Nous pouvons prendre telle direc­tion qui nous rap­proche de choses et de gens et nous éloigne d’autres. Ce faisant, nous nous sen­ti­rons plus ou moins bien que dans notre posi­tion d’avant. Cette sen­sa­tion, et notre mémoire et nos rai­son­ne­ments nous pous­se­ront à ren­for­cer ou à inflé­chir notre tra­jec­toire. Bien sûr, autour de nous, les choses et les gens changent aussi, parfois mus par une dyna­mique sem­blable à la nôtre. Et en nous évo­luent notre per­cep­tion et nos attentes. Ces chan­ge­ments conti­nus, aux­quels nous par­ti­ci­pons, forment un système com­plexe et dyna­mique à la manière de ces mil­liards de gout­te­lettes de conden­sa­tion que nous voyons comme un nuage dont on se sait, l’instant d’après retrou­ver l’image.

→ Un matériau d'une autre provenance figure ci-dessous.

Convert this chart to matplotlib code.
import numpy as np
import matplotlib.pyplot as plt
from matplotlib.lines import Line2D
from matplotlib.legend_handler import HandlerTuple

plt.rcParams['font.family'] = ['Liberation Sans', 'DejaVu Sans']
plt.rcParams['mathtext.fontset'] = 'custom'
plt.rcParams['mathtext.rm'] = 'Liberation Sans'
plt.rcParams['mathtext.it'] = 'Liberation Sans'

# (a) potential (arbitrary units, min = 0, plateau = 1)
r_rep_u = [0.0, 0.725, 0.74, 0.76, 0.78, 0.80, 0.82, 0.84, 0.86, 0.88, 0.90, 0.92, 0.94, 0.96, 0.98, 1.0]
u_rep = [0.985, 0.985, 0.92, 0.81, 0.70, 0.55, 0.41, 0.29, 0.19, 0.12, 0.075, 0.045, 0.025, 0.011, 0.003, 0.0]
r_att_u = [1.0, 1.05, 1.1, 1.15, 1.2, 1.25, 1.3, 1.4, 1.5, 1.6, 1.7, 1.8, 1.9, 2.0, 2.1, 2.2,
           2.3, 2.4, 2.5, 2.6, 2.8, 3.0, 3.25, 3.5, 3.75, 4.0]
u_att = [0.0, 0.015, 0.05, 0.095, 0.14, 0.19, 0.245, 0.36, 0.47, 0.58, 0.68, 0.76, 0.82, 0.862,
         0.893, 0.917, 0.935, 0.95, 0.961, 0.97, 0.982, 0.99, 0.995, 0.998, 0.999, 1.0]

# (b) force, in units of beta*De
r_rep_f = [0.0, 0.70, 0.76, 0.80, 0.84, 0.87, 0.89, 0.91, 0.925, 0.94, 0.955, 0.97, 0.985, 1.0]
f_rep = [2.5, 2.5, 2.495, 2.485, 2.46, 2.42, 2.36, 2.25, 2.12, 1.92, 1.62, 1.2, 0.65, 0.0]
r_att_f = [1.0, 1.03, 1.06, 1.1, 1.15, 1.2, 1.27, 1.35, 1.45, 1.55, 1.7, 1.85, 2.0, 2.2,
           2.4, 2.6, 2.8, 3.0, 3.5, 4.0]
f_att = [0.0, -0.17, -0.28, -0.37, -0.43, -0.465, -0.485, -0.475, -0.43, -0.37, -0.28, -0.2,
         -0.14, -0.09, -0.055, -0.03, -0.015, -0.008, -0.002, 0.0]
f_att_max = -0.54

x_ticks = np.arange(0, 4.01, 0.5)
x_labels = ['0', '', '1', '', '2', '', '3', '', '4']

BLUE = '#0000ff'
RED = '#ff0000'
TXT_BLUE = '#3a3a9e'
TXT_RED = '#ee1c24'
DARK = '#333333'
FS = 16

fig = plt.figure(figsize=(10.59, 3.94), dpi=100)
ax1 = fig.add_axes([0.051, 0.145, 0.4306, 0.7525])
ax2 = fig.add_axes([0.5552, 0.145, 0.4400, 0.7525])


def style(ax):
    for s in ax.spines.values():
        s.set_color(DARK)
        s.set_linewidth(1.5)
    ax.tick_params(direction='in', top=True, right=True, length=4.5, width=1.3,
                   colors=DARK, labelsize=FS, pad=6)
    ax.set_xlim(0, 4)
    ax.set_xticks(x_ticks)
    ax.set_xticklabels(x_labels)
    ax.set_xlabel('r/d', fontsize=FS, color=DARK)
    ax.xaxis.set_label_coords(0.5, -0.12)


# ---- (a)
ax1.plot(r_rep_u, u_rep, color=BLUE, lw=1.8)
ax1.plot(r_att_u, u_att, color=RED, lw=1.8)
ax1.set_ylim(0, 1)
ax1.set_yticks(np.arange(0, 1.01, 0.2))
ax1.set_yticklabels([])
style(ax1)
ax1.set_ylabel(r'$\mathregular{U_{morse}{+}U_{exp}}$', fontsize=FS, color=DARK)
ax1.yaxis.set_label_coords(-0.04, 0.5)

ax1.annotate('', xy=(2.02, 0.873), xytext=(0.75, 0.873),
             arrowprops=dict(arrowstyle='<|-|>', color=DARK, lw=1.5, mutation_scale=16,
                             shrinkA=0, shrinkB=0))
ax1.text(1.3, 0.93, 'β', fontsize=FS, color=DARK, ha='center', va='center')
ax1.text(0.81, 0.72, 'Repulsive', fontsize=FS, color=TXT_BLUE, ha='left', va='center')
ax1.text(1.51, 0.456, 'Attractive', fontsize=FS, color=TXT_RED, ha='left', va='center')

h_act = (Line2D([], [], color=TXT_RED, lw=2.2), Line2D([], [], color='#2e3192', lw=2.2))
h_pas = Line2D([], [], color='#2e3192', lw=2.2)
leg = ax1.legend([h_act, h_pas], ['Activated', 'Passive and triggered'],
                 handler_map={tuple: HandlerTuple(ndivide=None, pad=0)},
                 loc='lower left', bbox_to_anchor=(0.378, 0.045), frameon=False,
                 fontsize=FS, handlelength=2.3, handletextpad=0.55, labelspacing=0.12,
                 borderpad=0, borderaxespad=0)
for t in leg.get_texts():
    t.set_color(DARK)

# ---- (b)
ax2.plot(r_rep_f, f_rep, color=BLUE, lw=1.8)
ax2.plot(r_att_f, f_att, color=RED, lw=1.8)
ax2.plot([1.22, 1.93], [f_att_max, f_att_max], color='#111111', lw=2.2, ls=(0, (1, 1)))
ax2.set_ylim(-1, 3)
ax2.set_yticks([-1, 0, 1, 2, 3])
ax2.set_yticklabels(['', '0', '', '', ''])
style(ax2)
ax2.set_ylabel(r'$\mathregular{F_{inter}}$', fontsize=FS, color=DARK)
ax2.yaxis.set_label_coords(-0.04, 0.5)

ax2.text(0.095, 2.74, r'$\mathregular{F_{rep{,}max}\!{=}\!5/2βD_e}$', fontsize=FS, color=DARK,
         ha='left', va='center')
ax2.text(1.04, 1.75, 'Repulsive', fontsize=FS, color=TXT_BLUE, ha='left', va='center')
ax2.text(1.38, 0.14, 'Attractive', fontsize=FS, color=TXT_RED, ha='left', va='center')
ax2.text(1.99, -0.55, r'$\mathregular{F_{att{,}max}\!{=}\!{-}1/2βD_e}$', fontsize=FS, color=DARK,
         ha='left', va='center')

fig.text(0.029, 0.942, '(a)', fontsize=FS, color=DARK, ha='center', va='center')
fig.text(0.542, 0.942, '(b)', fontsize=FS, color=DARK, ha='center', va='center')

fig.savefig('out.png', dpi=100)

Le mou­ve­ment est notre seul et insi­gni­fiant pouvoir.

 

Aéroport

Japan

La condi­tion bétaillère de l’humain appa­raît sans fards dans les aéro­ports. Ici, à Charles de Gaule, le bétail se regroupe en trou­peaux dont le car­di­nal est déter­miné par la taille de l’avion. Chaque indi­vidu est tracé de mul­tiples façons pour la sécu­rité de l’ensemble mais aussi pour la sécu­rité du système et pour l’optimisation du pro­ces­sus. Tout cela est financé par chaque indi­vidu qui dépense en outre dans les mul­tiples bou­tiques en échange de quelque agré­ment d’attente. L’intelligence n’est pas mise en cause mais bien la faculté de conce­voir des actions qui n’ont pas été déjà ima­gi­nées par l’un ou l’autre pouvoir.

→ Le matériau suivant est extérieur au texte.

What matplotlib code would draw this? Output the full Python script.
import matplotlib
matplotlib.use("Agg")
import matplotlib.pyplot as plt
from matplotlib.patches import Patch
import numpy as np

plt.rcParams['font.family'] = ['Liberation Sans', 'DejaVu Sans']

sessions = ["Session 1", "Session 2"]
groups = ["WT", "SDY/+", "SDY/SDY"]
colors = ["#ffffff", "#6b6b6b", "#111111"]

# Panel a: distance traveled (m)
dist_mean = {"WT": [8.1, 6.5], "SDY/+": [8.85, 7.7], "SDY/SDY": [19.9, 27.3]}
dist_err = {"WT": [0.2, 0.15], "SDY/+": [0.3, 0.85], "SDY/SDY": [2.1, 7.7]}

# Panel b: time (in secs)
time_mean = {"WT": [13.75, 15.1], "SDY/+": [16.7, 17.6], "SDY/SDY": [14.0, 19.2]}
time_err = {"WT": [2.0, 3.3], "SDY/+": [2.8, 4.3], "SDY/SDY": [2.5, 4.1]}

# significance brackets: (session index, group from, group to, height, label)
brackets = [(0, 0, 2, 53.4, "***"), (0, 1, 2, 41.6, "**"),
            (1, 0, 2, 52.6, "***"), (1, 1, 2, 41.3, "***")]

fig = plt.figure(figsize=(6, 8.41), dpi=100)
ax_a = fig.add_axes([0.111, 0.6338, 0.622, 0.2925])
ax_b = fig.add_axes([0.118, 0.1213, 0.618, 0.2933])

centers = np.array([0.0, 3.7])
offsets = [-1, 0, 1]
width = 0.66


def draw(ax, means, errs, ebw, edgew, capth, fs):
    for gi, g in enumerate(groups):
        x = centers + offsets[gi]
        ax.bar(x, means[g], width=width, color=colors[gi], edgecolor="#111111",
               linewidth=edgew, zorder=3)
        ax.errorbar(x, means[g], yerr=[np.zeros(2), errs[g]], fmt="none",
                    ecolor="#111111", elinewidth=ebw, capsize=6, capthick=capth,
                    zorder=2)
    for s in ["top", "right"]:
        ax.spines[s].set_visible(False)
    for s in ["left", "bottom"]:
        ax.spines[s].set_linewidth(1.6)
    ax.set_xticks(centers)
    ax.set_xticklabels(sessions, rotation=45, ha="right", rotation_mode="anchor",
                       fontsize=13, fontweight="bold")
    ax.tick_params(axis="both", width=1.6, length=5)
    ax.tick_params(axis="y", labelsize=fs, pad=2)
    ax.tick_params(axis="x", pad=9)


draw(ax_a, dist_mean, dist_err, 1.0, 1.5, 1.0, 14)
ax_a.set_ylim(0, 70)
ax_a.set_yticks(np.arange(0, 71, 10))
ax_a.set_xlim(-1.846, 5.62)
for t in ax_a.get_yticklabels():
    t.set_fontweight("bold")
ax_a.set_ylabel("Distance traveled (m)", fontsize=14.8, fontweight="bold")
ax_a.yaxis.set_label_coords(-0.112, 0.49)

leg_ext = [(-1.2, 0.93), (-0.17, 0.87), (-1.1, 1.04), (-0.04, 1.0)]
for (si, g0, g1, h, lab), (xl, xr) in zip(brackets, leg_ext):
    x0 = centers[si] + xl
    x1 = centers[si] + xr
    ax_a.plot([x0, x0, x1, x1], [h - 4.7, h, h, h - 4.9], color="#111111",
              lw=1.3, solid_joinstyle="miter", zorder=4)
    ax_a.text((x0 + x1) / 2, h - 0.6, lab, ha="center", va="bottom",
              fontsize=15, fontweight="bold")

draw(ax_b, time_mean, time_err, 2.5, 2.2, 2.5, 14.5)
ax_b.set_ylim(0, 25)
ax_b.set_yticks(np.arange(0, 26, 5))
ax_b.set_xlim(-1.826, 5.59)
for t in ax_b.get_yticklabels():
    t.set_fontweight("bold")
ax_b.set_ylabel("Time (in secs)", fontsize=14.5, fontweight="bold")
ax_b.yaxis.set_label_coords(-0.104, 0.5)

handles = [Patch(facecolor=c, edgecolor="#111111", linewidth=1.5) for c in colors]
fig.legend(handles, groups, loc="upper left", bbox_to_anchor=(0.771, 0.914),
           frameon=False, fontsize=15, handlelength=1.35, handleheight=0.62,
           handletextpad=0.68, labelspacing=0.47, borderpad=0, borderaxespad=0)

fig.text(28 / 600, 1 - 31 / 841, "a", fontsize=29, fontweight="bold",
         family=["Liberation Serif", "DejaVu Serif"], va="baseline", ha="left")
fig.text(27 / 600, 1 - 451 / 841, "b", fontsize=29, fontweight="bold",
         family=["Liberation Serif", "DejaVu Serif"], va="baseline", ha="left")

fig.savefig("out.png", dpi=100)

L’idée de consen­te­ment est ici maxi­male puisque celui-ci s’est fait en amont, lors de la déci­sion de partir. Les mesures de sécu­rité ras­surent et la dépense finan­cière gra­ti­fie. Mais pour­quoi partons-nous ? Pourquoi asso­cier l’idée de voyage à celui d’agrément ? Quels sont les sémi­naires qui ne pour­raient se tenir à dis­tance ? D’où viennent ces idées qui poussent quo­ti­dien­ne­ment tant d’humains à sillon­ner le ciel ?

Une porte s’ouvre. Rien n’est plus étrange alors de se retrou­ver dans un couloir désert qu’aucune signa­lé­tique ne désigne encore à la foule qui conti­nue de s’engouffrer dans le passage parallèle.